### PROVIDED DATA
━━━━━━━━
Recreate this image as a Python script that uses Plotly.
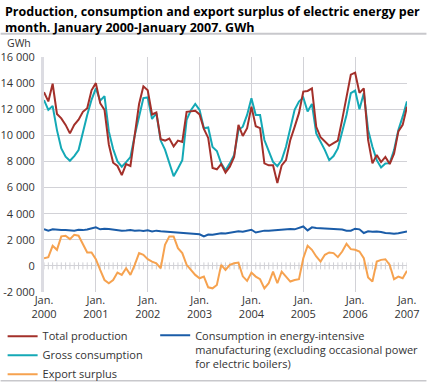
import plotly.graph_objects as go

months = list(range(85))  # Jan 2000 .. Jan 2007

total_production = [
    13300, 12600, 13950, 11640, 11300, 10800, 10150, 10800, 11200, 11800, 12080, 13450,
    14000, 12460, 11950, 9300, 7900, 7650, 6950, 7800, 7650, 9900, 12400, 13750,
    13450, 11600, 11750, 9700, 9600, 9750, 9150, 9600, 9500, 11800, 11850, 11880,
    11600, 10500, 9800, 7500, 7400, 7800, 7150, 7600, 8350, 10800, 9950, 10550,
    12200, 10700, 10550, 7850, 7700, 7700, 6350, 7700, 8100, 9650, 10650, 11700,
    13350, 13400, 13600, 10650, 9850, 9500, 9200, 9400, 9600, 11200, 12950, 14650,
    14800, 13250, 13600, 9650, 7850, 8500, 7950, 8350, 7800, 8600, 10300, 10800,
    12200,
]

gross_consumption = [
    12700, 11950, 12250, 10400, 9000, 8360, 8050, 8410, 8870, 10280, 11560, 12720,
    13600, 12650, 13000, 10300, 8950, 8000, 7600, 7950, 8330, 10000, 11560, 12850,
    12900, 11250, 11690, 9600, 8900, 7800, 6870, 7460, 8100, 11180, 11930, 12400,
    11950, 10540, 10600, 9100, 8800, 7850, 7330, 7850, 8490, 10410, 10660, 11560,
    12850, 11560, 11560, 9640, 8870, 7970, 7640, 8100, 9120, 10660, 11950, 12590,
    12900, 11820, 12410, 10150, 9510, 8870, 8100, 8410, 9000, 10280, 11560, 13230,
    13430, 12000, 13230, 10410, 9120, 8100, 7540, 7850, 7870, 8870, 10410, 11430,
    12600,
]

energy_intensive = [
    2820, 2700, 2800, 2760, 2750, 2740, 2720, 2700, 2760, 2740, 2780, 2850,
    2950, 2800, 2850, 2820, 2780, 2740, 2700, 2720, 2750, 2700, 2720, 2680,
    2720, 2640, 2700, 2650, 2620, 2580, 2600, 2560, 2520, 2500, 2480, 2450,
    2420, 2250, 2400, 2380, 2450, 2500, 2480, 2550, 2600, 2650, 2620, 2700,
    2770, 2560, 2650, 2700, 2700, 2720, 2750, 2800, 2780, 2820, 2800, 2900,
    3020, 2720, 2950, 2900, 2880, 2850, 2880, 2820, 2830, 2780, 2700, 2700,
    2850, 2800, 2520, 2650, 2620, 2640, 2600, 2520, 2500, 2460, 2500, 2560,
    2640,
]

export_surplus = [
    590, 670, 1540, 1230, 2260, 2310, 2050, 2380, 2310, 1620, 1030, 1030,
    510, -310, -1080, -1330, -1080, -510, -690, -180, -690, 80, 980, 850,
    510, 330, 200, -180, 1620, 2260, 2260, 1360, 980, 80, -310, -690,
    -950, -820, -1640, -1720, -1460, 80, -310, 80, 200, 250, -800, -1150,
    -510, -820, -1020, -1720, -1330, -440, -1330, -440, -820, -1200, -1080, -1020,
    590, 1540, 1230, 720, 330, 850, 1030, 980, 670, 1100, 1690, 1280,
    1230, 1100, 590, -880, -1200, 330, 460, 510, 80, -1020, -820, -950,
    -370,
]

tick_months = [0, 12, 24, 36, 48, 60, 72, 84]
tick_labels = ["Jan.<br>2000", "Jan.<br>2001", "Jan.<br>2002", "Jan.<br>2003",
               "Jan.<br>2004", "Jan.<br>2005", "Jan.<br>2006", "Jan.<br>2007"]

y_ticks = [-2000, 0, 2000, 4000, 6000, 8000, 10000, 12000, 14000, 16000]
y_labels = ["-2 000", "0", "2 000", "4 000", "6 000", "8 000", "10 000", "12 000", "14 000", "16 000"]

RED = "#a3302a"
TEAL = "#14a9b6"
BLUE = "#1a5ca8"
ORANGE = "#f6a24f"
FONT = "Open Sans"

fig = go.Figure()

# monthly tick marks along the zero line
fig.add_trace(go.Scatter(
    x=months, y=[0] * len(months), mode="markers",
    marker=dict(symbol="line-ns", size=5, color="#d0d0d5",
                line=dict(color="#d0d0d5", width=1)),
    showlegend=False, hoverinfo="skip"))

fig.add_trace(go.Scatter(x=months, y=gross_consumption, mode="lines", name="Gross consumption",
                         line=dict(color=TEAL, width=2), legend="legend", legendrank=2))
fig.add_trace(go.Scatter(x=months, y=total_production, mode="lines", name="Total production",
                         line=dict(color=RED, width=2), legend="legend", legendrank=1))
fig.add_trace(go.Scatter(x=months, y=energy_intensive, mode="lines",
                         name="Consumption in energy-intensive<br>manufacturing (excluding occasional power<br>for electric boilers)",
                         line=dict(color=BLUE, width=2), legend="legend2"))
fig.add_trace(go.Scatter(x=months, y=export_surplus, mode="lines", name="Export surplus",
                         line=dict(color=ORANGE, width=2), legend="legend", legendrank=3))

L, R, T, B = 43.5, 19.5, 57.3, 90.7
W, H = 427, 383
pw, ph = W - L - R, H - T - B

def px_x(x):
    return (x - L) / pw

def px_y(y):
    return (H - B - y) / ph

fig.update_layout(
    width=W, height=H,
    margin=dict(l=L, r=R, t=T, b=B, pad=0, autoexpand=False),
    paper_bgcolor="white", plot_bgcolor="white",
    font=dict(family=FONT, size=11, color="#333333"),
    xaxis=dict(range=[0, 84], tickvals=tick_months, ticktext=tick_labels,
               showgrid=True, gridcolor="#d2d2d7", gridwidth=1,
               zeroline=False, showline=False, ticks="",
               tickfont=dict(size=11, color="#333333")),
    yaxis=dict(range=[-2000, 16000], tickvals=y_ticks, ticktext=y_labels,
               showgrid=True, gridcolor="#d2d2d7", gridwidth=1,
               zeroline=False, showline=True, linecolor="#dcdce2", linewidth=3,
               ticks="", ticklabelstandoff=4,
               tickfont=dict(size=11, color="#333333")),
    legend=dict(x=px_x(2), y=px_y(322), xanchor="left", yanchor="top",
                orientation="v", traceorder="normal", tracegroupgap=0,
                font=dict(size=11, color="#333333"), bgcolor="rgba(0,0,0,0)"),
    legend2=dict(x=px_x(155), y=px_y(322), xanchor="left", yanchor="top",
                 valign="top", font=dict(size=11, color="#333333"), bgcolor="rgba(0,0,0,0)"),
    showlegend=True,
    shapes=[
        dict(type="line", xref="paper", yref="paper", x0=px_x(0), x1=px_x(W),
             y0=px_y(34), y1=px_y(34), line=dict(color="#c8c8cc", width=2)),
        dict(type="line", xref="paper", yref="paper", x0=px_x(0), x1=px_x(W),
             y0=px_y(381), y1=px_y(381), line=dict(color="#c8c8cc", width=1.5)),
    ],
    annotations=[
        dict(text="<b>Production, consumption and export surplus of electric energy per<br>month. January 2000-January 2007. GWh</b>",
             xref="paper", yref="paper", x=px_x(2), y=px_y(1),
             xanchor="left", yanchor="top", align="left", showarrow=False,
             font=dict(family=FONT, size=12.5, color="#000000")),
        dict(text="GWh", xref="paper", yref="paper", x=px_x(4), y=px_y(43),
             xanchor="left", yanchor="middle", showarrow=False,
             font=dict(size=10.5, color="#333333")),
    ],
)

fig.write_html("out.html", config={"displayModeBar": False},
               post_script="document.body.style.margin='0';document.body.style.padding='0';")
━━━━━━━━
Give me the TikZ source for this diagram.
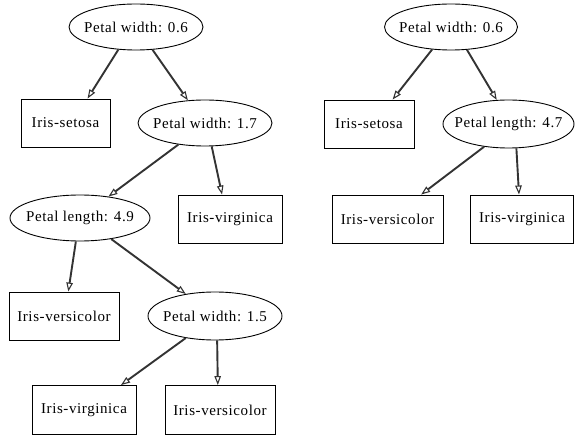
━━━━━━━━
### PROBLEM DESCRIPTION
Leave the pictures out and copy exactly the lines from the one with "Recreate this image" to the one with "months = list(range(85))", both included.

### TASK ANSWER
Recreate this image as a Python script that uses Plotly.
import plotly.graph_objects as go

months = list(range(85))  # Jan 2000 .. Jan 2007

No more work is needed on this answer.